Shaun Gibbons and Stig Schnell’s Beyond Kokoda, first shown on the History Channel last year and re-broadcast for Anzac Day this year, may not reach quite those heights, but by linking extended re-enactments of the main battles with interviews from surviving participants plus Parer’s Kokoda film Gibbons and Schnell provide us with a series of invaluable insights into the experiences of the troops on both sides during the Kokoda fighting and beyond. The relief map may be not quite as good as the one in Kokoda, but the re-enactments plus the animations clarify the intricacies of the engagements described so carefully by Peter Brune in A Bastard of a Place and Those Ragged Bloody Heroes.

These re-creations are shot in a style very similar to that of the American director Samuel Fuller. A veteran who served in Europe in the Second World War, Fuller knew that an infantryman’s experience of battle was confined to his foxhole, what he could see of the enemy and his buddies beside him. Fuller therefore used very tight framing and often extremely long takes for films like The Big Red One and Fixed Bayonets. Gibbons does much the same for his re-enactments (although he doesn’t employ long takes) and the technique is even more effective in portraying jungle fighting than it was for Fuller’s studio recreations of Europe and Korea. The interviews are not as powerful as Masters and Hole’s—for one thing their subjects are a lot older—but they are very impressive and the gentlemen have a great story to tell.

Both Kokoda and Beyond Kokoda make a serious attempt to encompass the Japanese experience using re-enactments and interviews with participants, some of whom describe their suffering and their regret when they had to kill their Australian enemies. This Japanese perspective was one of the important contributions of Paul Ham’s book, and these sequences are very effective in both films. Still, after studying the Japanese record of barbarity in the Pacific War for nearly twenty-five years I can’t help feeling a certain scepticism at these belated expressions of remorse, if that is indeed what they are. Don Featherstone too seems to have been rather over-impressed by Clint Eastwood’s Letters from Iwo Jima for the scenes at Japanese HQ. Were there that many banzai moments affirming loyalty to the emperor? At Iwo Jima there seems to have been only one. Wisely, Gibbons stays away from Japanese headquarters and concentrates on the men in the field.

Both “The Men Who Saved Australia” (which the ABC has still not released on DVD) and Beyond Kokoda are considerable achievements.
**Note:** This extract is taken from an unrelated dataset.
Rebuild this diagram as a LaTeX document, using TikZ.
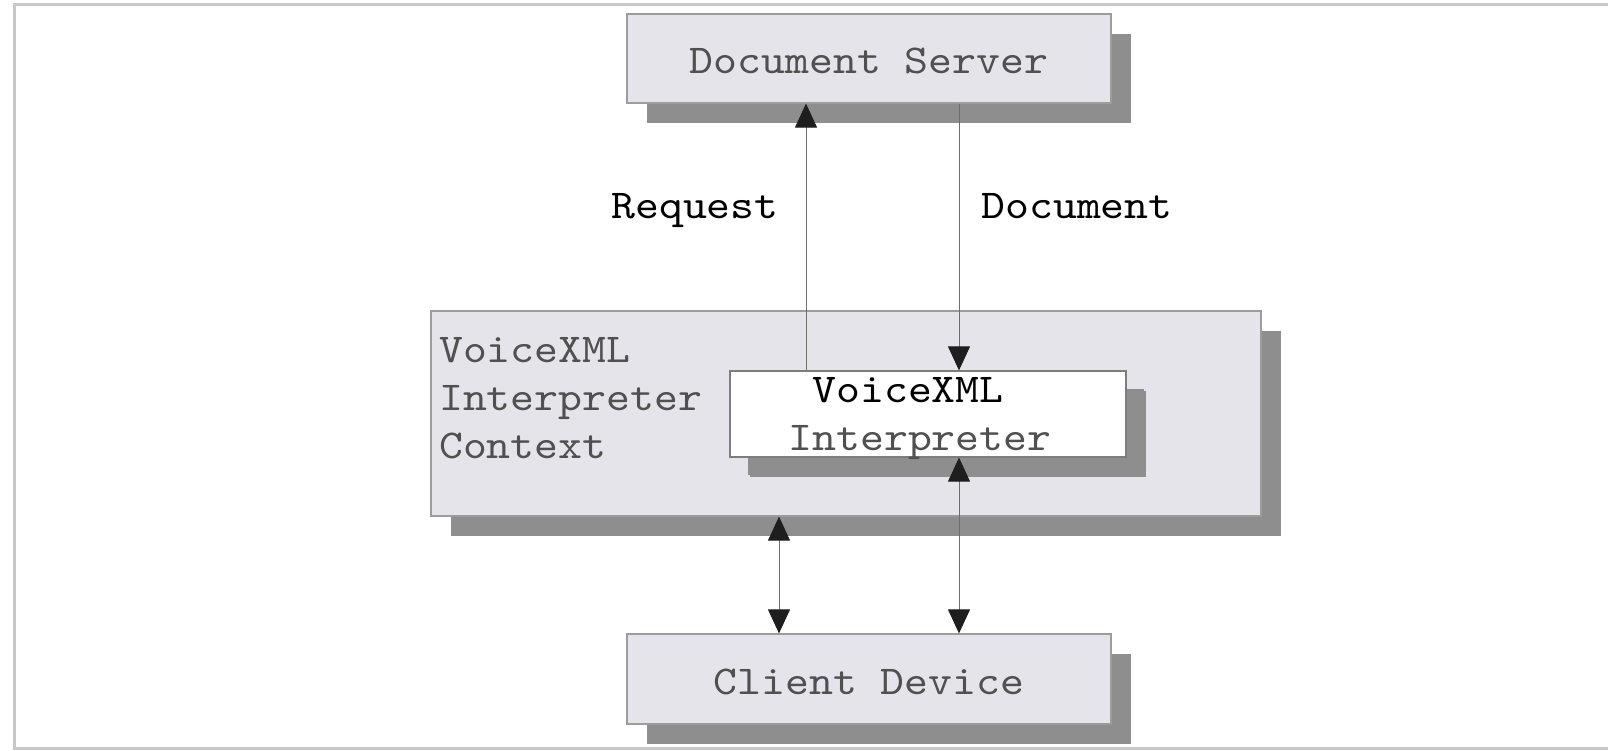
\documentclass[tikz,border=0pt]{standalone}
\usepackage{fontspec}
\newfontfamily\courier[FakeStretch=1.11]{lmmono10-regular.otf}
\usetikzlibrary{arrows.meta,shadows}

\definecolor{boxfill}{HTML}{E4E4EA}
\definecolor{boxline}{HTML}{9C9C9C}
\definecolor{shade}{HTML}{8E8E8E}
\definecolor{graytext}{HTML}{505050}
\definecolor{wire}{HTML}{6E6E6E}
\definecolor{frameline}{HTML}{C8C8C8}
\definecolor{tipcolor}{HTML}{1E1E1E}

\tikzset{
  mono/.style={font=\courier\fontsize{41}{48}\selectfont},
  panel/.style={mono, draw=boxline, line width=1.2pt, fill=boxfill,
    inner sep=0pt, text=graytext,
    drop shadow={shadow xshift=20pt, shadow yshift=-20pt, fill=shade, opacity=1}},
  whitepanel/.style={panel, fill=white, draw=boxline!80!black,
    drop shadow={shadow xshift=18pt, shadow yshift=-18pt, fill=shade, opacity=1}},
  flowlabel/.style={mono, text=black, anchor=base, inner sep=0pt},
  wireline/.style={draw=wire, line width=1pt},
  tip/.tip={Triangle[width=22pt,length=24pt,color=tipcolor]},
  oneway/.style={wireline, -tip},
  twoway/.style={wireline, tip-tip},
}

\begin{document}
\begin{tikzpicture}[x=1pt,y=-1pt]
\useasboundingbox (0,0) rectangle (1608,751);

% outer frame (open on the right)
\draw[frameline, line width=3pt] (1608,5) -- (14,5) -- (14,748) -- (1608,748);

% boxes
\node[panel, minimum width=484pt, minimum height=89pt] (ds) at (869,58.5)
  {\rule{0pt}{31pt}Document Server};
\node[panel, minimum width=830pt, minimum height=205pt] (ctx) at (846,413.5) {};
\node[mono, text=graytext, align=left, anchor=north west, inner sep=0pt] (ctxlabel) at (439,337)
  {VoiceXML\\Interpreter\\Context};
\node[whitepanel, minimum width=396pt, minimum height=86pt, inner ysep=-5pt, align=center] (vi) at (928,414)
  {\rule{0pt}{35pt}\textcolor{black}{VoiceXML}\rule{40pt}{0pt}\\Interpreter\rule{16pt}{0pt}};
\node[panel, minimum width=484pt, minimum height=90pt] (cd) at (869,679)
  {\rule{0pt}{31pt}Client Device};

% request / document flow
\draw[oneway] ([xshift=-122pt]vi.north) -- ([xshift=-122pt]vi.north |- ds.south);
\draw[oneway] ([xshift=31pt]vi.north |- ds.south) -- ([xshift=31pt]vi.north);
\node[flowlabel] (req) at (695,219) {Request};
\node[flowlabel] (doc) at (1077,219) {Document};

% client device links
\draw[twoway] ([xshift=-67pt]ctx.south) -- ([xshift=-67pt]ctx.south |- cd.north);
\draw[twoway] ([xshift=31pt]vi.south) -- ([xshift=31pt]vi.south |- cd.north);
\end{tikzpicture}
\end{document}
For me, good as Kokoda is at times, these two are better. Don Featherstone never seems to have realised that the images taken by men like Damien Parer are historical sources that are equally as important as the written records. There is nothing wrong with employing analogous footage when there is no surviving visual material, to give the viewer an idea of how a certain event might have appeared. But it should be labelled as such, or obvious from the context. Using shots taken elsewhere, sometimes nearly a year later, to portray events in August–December 1942 may be effective but really is only historical fiction. Indeed Kokoda works quite well as drama but is somewhat less than a documentary.